The biggest problem that the Fed faces now is whether or not it will be willing to push ahead on a monetary tightening course at any point in 2015. Conventional wisdom suggests that committee members are capable of saying and doing all of the right things to keep stock and bond investors from losing the faith. Unconventional wisdom? Perhaps the Fed reads the tea leaves wrong or perhaps they will be willing to let stocks slump and/or yields soar. Both would be rather traumatic for “diversified” asset allocators.

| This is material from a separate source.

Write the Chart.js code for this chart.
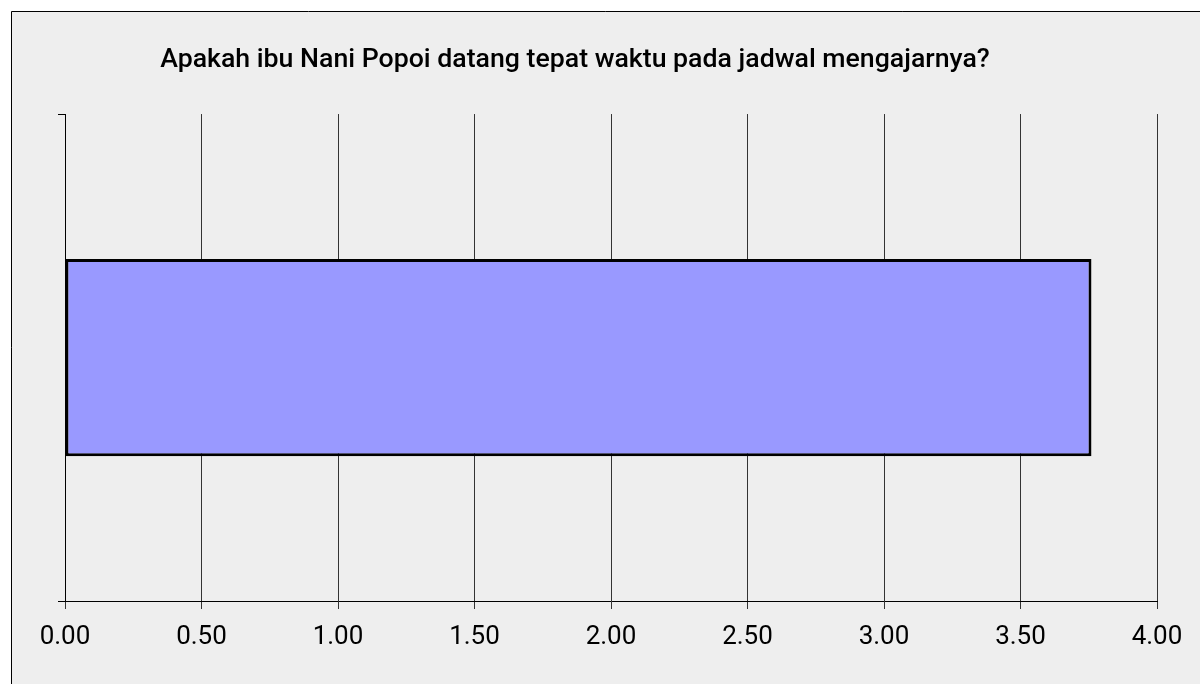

Lengthy periods without corrections are statistically uncommon, particularly when an economy is struggling and the Fed is tightening. Having some extras cash on the sidelines is prudent. Today, I’d be a buyer of 10-year treasury proxies like IEF as well as longer duration munis in taxable accounts like Blackrock Muni Assets Fund (MUA). And if you are light on the international exposure, you might look for a bit less volatility from iShares MSCI EAFE Minimum Volatility (EFAV). The European Central Bank’s (ECB) commitment to quantitative easing is ultra-accommodating in the world of rate lowering manipulation.